Web design and SEO on mobile screens
Mobile traffic is not a side channel anymore. For many sites, it is the main event. That changes the design brief completely. A layout that feels elegant on a laptop can collapse on a phone if text is cramped, buttons are too small, or the main content sits too far down the page.
Google’s mobile-first indexing documentation explains how the mobile version of a site is used for indexing and ranking. That means design decisions for smaller screens are not cosmetic details. They are part of how search engines understand the site.
Some of the most common mistakes are easy to spot: a headline that wraps awkwardly, a menu that takes too much effort to use, and pop-ups that cover the first thing the visitor came for. None of that feels small when you are holding a phone in one hand.
Responsive design is not enough on its own. A site can technically respond to the screen and still feel irritating. The better test is simpler: can someone find the point, read the page, and take the next step without fiddling around?
Web design and SEO through structure and hierarchy
Search engines need structure. People do too. Design is what turns a block of text into something readable and searchable. Headings, spacing, alignment, and visual grouping all help signal what belongs together and what comes first.
A page that uses one clear H1, sensible H2s, and focused sections is easier to scan and easier to parse. Google’s SEO Starter Guide points toward the same idea: write for people, but keep the structure clean enough for search systems to follow. That is not a decorative concern.
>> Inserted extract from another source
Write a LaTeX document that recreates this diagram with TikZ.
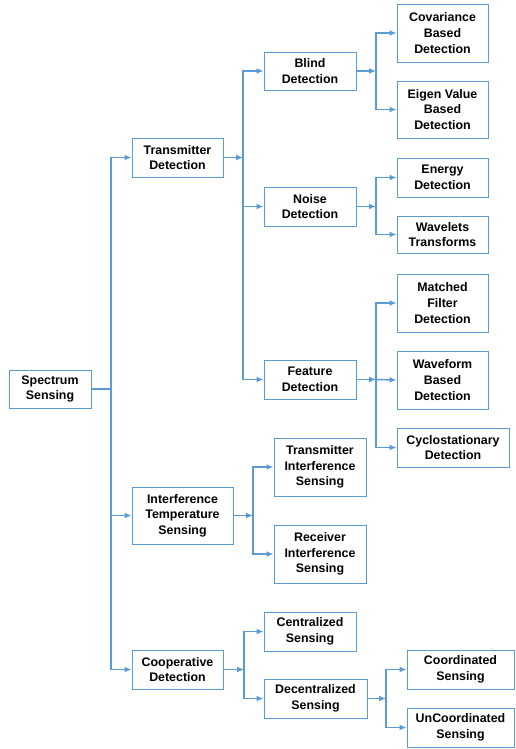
\documentclass[tikz,border=0pt]{standalone}
\usepackage{fontspec}
\setmainfont{Liberation Sans}
\usetikzlibrary{arrows.meta}
\definecolor{lblue}{HTML}{5B9BD5}
\tikzset{
  box/.style={draw=lblue, line width=0.9pt, fill=white, align=center, inner sep=0pt,
    font=\fontsize{12.4}{15.6}\selectfont\bfseries},
  conn/.style={draw=lblue, line width=1.5pt},
  arr/.style={conn, -{Latex[length=7pt,width=6pt]}}
}
\begin{document}
\begin{tikzpicture}[x=1pt,y=-1pt]
\useasboundingbox (0,0) rectangle (515,749);
% nodes
\node[box, minimum width=82pt, minimum height=38pt] (spec) at (50,389) {Spectrum\\Sensing};
\node[box, minimum width=91pt, minimum height=39pt] (td) at (177.5,157.5) {Transmitter\\Detection};
\node[box, minimum width=92pt, minimum height=38pt] (blind) at (310,71) {Blind\\Detection};
\node[box, minimum width=92pt, minimum height=39pt] (noise) at (310,206.5) {Noise\\Detection};
\node[box, minimum width=92pt, minimum height=39pt] (feat) at (310,379.5) {Feature\\Detection};
\node[box, minimum width=91pt, minimum height=58pt] (cov) at (442.5,33) {Covariance\\Based\\Detection};
\node[box, minimum width=91pt, minimum height=57pt] (eig) at (442.5,109.5) {Eigen Value\\Based\\Detection};
\node[box, minimum width=91pt, minimum height=39pt] (energy) at (442.5,177.5) {Energy\\Detection};
\node[box, minimum width=91pt, minimum height=37pt] (wav) at (442.5,234.5) {Wavelets\\Transforms};
\node[box, minimum width=91pt, minimum height=58pt] (match) at (442.5,303) {Matched\\Filter\\Detection};
\node[box, minimum width=91pt, minimum height=58pt] (wform) at (442.5,380) {Waveform\\Based\\Detection};
\node[box, minimum width=112pt, minimum height=39pt] (cyclo) at (453,447.5) {Cyclostationary\\Detection};
\node[box, minimum width=101pt, minimum height=57pt] (its) at (182.5,515.5) {Interference\\Temperature\\Sensing};
\node[box, minimum width=92pt, minimum height=58pt] (tis) at (320,467) {Transmitter\\Interference\\Sensing};
\node[box, minimum width=92pt, minimum height=58pt] (ris) at (320,554) {Receiver\\Interference\\Sensing};
\node[box, minimum width=91pt, minimum height=39pt] (coop) at (177.5,669.5) {Cooperative\\Detection};
\node[box, minimum width=92pt, minimum height=39pt] (cent) at (310,631.5) {Centralized\\Sensing};
\node[box, minimum width=103pt, minimum height=39pt] (dec) at (315.5,698.5) {Decentralized\\Sensing};
\node[box, minimum width=107pt, minimum height=39pt] (coord) at (460.5,669.5) {Coordinated\\Sensing};
\node[box, minimum width=107pt, minimum height=39pt] (uncoord) at (460.5,727.5) {UnCoordinated\\Sensing};
% junctions
\coordinate (j1) at (111,389);
\coordinate (j2) at (243,157.5);
\coordinate (j3) at (376,71);
\coordinate (j4) at (376,206.5);
\coordinate (j5) at (376,379.5);
\coordinate (j6) at (253,515.5);
\coordinate (j7) at (244,669.5);
\coordinate (j8) at (386,698.5);
% connectors
\draw[conn] (spec.east) -- (j1);
\draw[arr] (j1) |- (td.west);
\draw[arr] (j1) |- (its.west);
\draw[arr] (j1) |- (coop.west);

\draw[arr] (td.east) -- (j2);
\draw[arr] (j2) |- (blind.west);
\draw[arr] (j2) |- (noise.west);
\draw[arr] (j2) |- (feat.west);

\draw[arr] (blind.east) -- (j3);
\draw[arr] (j3) |- (cov.west);
\draw[arr] (j3) |- (eig.west);

\draw[arr] (noise.east) -- (j4);
\draw[arr] (j4) |- (energy.west);
\draw[arr] (j4) |- (wav.west);

\draw[arr] (feat.east) -- (j5);
\draw[arr] (j5) |- (match.west);
\draw[arr] (j5) -- (wform.west);
\draw[arr] (j5) |- (cyclo.west);

\draw[arr] (its.east) -- (j6);
\draw[arr] (j6) |- (tis.west);
\draw[arr] (j6) |- (ris.west);

\draw[arr] (coop.east) -- (j7);
\draw[arr] (j7) |- (cent.west);
\draw[arr] (j7) |- (dec.west);

\draw[arr] (dec.east) -- (j8);
\draw[arr] (j8) |- (coord.west);
\draw[arr] (j8) |- (uncoord.west);
\end{tikzpicture}
\end{document}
It is how the page communicates.
There is also a practical angle. Strong hierarchy improves featured snippet potential, strengthens topical relevance, and keeps readers moving. A visitor should not have to work to understand what the page is about. That is usually a sign the design is doing too little or too much.
Some pages feel like a maze. Others feel like a conversation. The second kind usually performs better.
Navigation, internal links, and the shape of the site
Navigation is one of those design choices that gets praised when it works and blamed when it fails. A tidy menu, sensible categories, and visible internal links help both users and crawlers move through the site with less effort. When the structure is buried behind layers of dropdowns or scattered in odd places, important pages can end up isolated.
That is bad for discovery and bad for authority flow. A useful page sitting alone on the site is still a useful page, but it tends to do better when other relevant pages point toward it. Good design makes that easy. Bad design makes it feel like a chore.
Internal linking works best when it feels natural. Related guides, inline references, and clearly labeled support pages give the whole site a stronger shape. This is one place where a thoughtful layout helps SEO without looking like SEO at all.
And that is usually the sweet spot.
Readability is part of web design and SEO
Readable pages keep people around. If the font is too small, the contrast is weak, or the line length is exhausting, readers start drifting. Search engines do not need to see someone sigh at a paragraph to infer that the page was hard to use. The pattern is usually obvious in the numbers.
Good readability is built into the design. Font choice, spacing, line height, and content width all shape how the page feels. So does restraint. Pages with too many visual interruptions tend to lose momentum fast.
The WCAG guidelines are a useful reference here because accessibility and SEO overlap more than people expect. Clear contrast, semantic HTML, and descriptive image text help a wider range of users and make pages easier for search systems to interpret.
Readable design does not need to look plain. It just needs to let the content breathe.
Layout shifts, trust, and small frustrations
Few things annoy visitors faster than a page that jumps around while loading. A button moves just as someone tries to tap it. A paragraph shifts because an image arrived late. An ad pushes the content down after the reader has already started. These are tiny moments, but they add up.
Google tracks that kind of instability through Cumulative Layout Shift, which is part of the Core Web Vitals set. The fix often starts with design decisions: reserve space for media, define dimensions early, and avoid loading patterns that force the page to rearrange itself mid-view.
Trust is fragile online. A stable layout signals care. A restless layout suggests the page was assembled without enough attention.
That impression sticks.
Media choices, image handling, and load behavior
Images are useful. They also cause a lot of quiet damage when handled carelessly. Huge files, vague filenames, and missing dimensions slow everything down. Designers often think of images as the part that makes a page feel complete. Search performance sees them as part of the cost.
The best approach is straightforward: compress images, use modern formats when possible, and make sure the page knows the size of each asset before it arrives. Google’s image SEO guidance is worth following here, especially when images are central to the page’s value.
Alt text belongs here too. Not as filler. As context.
When images support the page instead of slowing it down, both users and search engines get a cleaner experience.
What strong design actually does for search
Strong design does not replace SEO. It gives SEO a better surface to work with. It helps pages load faster, read easier, move cleaner, and feel more reliable. Those are not abstract wins. They affect how long people stay, how often they click, and how often they come back.
That is usually what separates a decent page from one that holds steady in search. Not flash. Not tricks. Just fewer obstacles between the visitor and the answer.
Design and search are often treated like separate jobs. In practice, they sit in the same chair. When one is off, the other feels it almost immediately.
A page built with care tends to perform with less drama. That is the goal.